Masken-Beschaffung: Lauterbach verspricht Aufklärung Patrick Hollstein, 30.03.2024 08:32 Uhr
Schon kurz nach seinem Amtsantritt hatte Bundesgesundheitsminister Karl Lauterbach (SPD) eine vollständige Aufarbeitung der Corona-Maskenbeschaffung durch sein Ministerium versprochen. Passiert ist seitdem nichts, doch jetzt wird der Druck größer. Alles werde zu 100 Prozent aufgeklärt, nichts werde zurückgehalten, schrieb der SPD-Politiker am Freitag auf der Plattform X (vormals Twitter).
Lauterbach reagierte damit auf einen neuen Bericht des Bundesrechnungshofs (BRH) vom Donnerstag, über den zunächst der „Spiegel“ berichtete. Der BRH übt darin scharfe Kritik an der Maskenbeschaffung durch das Bundesgesundheitsministerium (BMG) in der Corona-Pandemie. Das Ministerium beschaffte dem Bericht zufolge im Jahr 2020 unter dem damaligen Ressortchef Jens Spahn (CDU) Schutzausrüstung für 6,7 Milliarden Euro. Es seien allein 5,7 Milliarden Schutzmasken angeschafft worden, von denen jedoch nur 2 Milliarden verteilt worden seien – davon 1,7 Milliarden in Deutschland.

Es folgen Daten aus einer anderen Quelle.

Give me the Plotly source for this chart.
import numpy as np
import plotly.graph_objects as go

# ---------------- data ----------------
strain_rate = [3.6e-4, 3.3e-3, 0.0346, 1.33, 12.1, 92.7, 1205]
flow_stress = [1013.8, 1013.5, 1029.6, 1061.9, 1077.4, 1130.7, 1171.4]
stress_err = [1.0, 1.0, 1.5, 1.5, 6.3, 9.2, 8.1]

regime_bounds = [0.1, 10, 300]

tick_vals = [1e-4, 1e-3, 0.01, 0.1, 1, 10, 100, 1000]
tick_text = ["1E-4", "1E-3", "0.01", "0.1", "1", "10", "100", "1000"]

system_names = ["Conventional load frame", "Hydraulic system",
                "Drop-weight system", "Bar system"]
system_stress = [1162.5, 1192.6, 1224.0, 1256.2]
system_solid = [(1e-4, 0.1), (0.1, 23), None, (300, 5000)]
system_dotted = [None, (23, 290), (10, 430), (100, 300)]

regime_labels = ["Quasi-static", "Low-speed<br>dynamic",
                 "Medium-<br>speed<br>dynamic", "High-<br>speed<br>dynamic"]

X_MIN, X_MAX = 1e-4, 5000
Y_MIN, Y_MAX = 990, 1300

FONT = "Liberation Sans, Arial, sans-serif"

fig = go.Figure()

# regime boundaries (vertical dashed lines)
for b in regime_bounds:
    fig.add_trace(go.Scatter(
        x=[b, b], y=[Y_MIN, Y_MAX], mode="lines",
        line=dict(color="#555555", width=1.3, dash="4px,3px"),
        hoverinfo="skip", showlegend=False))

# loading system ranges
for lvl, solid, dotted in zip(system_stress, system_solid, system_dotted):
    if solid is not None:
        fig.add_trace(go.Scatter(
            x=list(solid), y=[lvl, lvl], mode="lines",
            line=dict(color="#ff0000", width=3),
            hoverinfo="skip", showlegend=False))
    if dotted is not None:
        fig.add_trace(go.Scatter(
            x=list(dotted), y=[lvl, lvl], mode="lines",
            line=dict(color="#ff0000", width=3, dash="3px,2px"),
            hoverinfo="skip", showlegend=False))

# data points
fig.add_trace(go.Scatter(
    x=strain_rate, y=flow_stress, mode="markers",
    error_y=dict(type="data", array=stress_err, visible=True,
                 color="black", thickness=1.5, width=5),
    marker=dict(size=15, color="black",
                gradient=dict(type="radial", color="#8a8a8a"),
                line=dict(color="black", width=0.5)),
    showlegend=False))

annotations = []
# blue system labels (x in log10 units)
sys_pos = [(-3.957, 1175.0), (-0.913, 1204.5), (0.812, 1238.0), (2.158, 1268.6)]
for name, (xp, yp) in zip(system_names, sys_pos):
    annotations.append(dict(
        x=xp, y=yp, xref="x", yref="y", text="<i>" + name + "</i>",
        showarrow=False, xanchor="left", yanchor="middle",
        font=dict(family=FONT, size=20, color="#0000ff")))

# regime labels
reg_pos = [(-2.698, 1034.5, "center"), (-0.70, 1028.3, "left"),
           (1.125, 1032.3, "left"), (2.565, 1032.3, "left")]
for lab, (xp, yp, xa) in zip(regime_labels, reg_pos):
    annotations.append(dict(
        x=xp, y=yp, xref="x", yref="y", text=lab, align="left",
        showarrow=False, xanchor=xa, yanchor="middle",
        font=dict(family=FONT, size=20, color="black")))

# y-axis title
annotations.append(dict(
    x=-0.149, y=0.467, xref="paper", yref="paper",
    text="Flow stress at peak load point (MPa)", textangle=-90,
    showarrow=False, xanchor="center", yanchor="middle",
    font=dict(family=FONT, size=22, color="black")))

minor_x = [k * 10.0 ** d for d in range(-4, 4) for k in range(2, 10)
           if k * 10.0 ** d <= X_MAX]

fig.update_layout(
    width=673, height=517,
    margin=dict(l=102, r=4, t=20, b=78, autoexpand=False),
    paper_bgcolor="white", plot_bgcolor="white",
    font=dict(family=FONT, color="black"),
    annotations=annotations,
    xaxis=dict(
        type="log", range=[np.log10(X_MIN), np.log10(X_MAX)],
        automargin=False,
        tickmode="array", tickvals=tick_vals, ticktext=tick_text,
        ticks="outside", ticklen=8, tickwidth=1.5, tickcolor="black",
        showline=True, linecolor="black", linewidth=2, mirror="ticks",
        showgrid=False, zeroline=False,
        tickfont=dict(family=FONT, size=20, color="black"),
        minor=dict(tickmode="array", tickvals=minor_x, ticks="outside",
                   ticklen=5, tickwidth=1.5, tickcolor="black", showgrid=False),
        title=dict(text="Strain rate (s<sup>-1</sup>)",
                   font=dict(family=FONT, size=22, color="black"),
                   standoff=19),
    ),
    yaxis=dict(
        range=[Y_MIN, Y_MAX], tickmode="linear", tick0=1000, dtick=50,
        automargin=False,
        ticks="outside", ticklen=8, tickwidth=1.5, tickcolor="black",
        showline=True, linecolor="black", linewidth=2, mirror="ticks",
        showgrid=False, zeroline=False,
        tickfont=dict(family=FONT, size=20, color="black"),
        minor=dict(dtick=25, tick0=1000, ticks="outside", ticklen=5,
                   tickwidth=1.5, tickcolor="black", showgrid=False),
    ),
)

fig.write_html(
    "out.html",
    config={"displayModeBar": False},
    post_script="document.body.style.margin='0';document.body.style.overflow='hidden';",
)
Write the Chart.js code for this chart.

„Es ist nicht festzustellen, wie viele tatsächlich genutzt wurden und zur effektiven Pandemiebekämpfung beitrugen. 1,2 Milliarden Schutzmasken wurden inzwischen vernichtet, weitere 1,7 Milliarden sind dafür vorgesehen“, heißt es in dem Bericht.
Die Folgekosten für die Verwaltung dieser sogenannten Überbeschaffung beliefen sich demnach bis Ende 2023 auf 460 Millionen Euro. Für die 800 Millionen noch verwendbaren Masken gebe es kein Nutzungs- und Verteilungskonzept.
Keine kritische Auseinandersetzung
Der BRH verweist in seinem Bericht zwar auf die vor allem in den ersten Monaten des Jahres 2020 große Ungewissheit über Schwere und Verlauf der Pandemie. Viele Entscheidungen seien aber gerade nicht in den schwierigen ersten Wochen der Pandemie entstanden. „Der Bundesrechnungshof vermisst insoweit eine angemessene kritische Auseinandersetzung des BMG mit diesen Vorgängen“, heißt es darin.
Das Ministerium solle seine Beschaffung während der Pandemie und Folgemaßnahmen kritisch aufarbeiten und für künftige Krisenlagen rechtssichere Strategien entwickeln, heißt es in dem Bericht.
Lauterbach schrieb bei X, bislang sei bei der Aufarbeitung noch nicht alles auf den Tisch gekommen, weil das Ministerium noch in Schadensersatzklagen in dreifacher Millionenhöhe stecke. „Wir können nicht offenlegen, wo wir noch in laufenden Prozessen kämpfen.“
Zu Beginn der Corona-Pandemie hatte der Staat händeringend nach Schutztextilien gesucht. In vielen Fällen verweigerte das Ministerium später die Bezahlung der Waren und berief sich auf Qualitätsmängel, die es nach Darstellung zahlreicher Händler aber gar nicht gegeben hatte. Dutzende Lieferanten und Händler reichten Klagen gegen das Gesundheitsministerium ein.
Komplexe Materie
Nachdem Lauterbach kurz nach Amtsantritt eine lückenlose Aufklärung versprochen hatte, passierte nichts. „Die Prüfungen laufen und finden statt. Die Materie ist sehr komplex“, sagte er später auf Nachfrage. Er versicherte, man arbeite eng zusammen „mit den Behörden und Journalisten, die sich dafür interessieren“. Aber: „Es ist noch nicht der Aufklärungsstand erreicht, der es mir erlauben würden, Genaueres zu sagen.“ Er sei nicht nur überrascht gewesen, wie komplex die Materie sei, sondern auch darüber, welchen Umfang diese Beschaffungsschwierigkeiten damals gehabt hättenund wie viele Vergleichsverfahren anhängig seien.